When I was filming 'The Holiday', I spent four months living in the Chateau Marmont hotel, which sounds very glamorous. It was great at first, but as soon as I realised I was paying for all the extras (and merely making a phone call can cost you a thousand bucks), I ended up scrounging. I bought myself a little toaster and coffee maker. I'd occasionally get a car to take me on set with the idea I was missing the showbiz banter, but really it was to raid the canteen and come back with lots of cakes and bagfuls of sandwiches.

HAVE YOU HAD TO CHANGE YOUR LIFE SINCE YOU BECAME A CELEBRITY?

Am I a celebrity? I don't get recognised much. I still use the Tube and no one bothers me. I was once flying business class and the stewardess invited me to meet the captain. He said: "What have you been doing - a movie?" I said: "Yes." He handed me a piece of paper, asking if I'd sign it for his son. He said: "Could you write "From one gladiator to another?" When I laughed and told him he'd got the wrong person, he said: "Who are you? You were in Gladiator, weren't you? Joaquin Phoenix? No? Well, what are you doing here?"

WHO IS YOUR ROLE MODEL?

I admired Anthony Hopkins when he was fairly unknown. He was my little secret.

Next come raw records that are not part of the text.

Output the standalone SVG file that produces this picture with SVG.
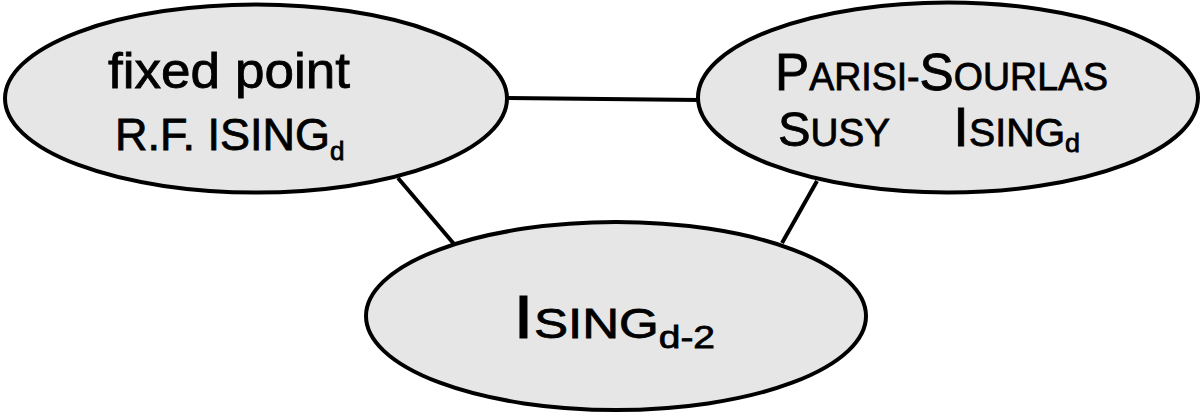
<svg xmlns="http://www.w3.org/2000/svg" width="1202" height="414" viewBox="0 0 1202 414">
<style>
.node{fill:#e6e6e6;stroke:#000;stroke-width:4}
.edge{stroke:#000;stroke-width:4;fill:none}
text{font-family:"Liberation Sans","DejaVu Sans",sans-serif;fill:#000;stroke:#000;stroke-width:0.8}
</style>
<rect width="1202" height="414" fill="#fff"/>
<g id="connectors">
<line class="edge" x1="507" y1="98" x2="700" y2="100"/>
<line class="edge" x1="398" y1="178" x2="454" y2="244"/>
<line class="edge" x1="817" y1="181" x2="782" y2="243"/>
</g>
<g id="node-rf">
<ellipse class="node" cx="256" cy="98.5" rx="251" ry="94"/>
<text x="108" y="88" font-size="50" textLength="242" lengthAdjust="spacingAndGlyphs">fixed point</text>
<text x="115" y="150" font-size="45">R.F. ISING<tspan font-size="26" dy="10">d</tspan></text>
</g>
<g id="node-ps">
<ellipse class="node" cx="948" cy="97.5" rx="250" ry="95"/>
<text x="775" y="90" textLength="333" lengthAdjust="spacingAndGlyphs"><tspan font-size="52">P</tspan><tspan font-size="38">ARISI-</tspan><tspan font-size="52">S</tspan><tspan font-size="38">OURLAS</tspan></text>
<text x="778" y="146" textLength="112" lengthAdjust="spacingAndGlyphs"><tspan font-size="48">S</tspan><tspan font-size="38">USY</tspan></text>
<text x="953" y="146" textLength="127" lengthAdjust="spacingAndGlyphs"><tspan font-size="56">I</tspan><tspan font-size="38">SING</tspan><tspan font-size="26" dy="6">d</tspan></text>
</g>
<g id="node-ising">
<ellipse class="node" cx="616" cy="316" rx="250" ry="94"/>
<text x="513" y="338" textLength="202" lengthAdjust="spacingAndGlyphs"><tspan font-size="62">I</tspan><tspan font-size="42">SING</tspan><tspan font-size="32" dy="10">d-2</tspan></text>
</g>
</svg>
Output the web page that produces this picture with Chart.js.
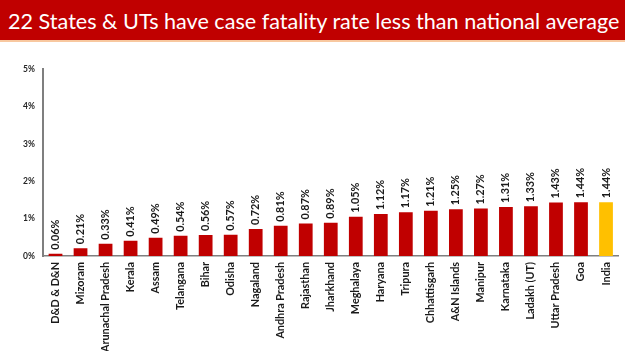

CAN YOU SHOW APPRECIATION FOR SOMEONE YOU LOVE?

Yes, I can. It's always been important to be in a relationship when I'm in one, but I don't actively look for one. I've gone through long times without being with someone, but that's not happened for a while.

HOW DO YOU FEEL ABOUT THE CHALLENGE OF BEING A FATHER?

I think I was a bit frightened at first of having to be a grown-up, but I don't feel that way now. I gradually realised I wanted to be around Billy more and be a good Dad to him. Now I love it. My job means I travel a lot and that results in me having to be active in maintaining contact with Billy.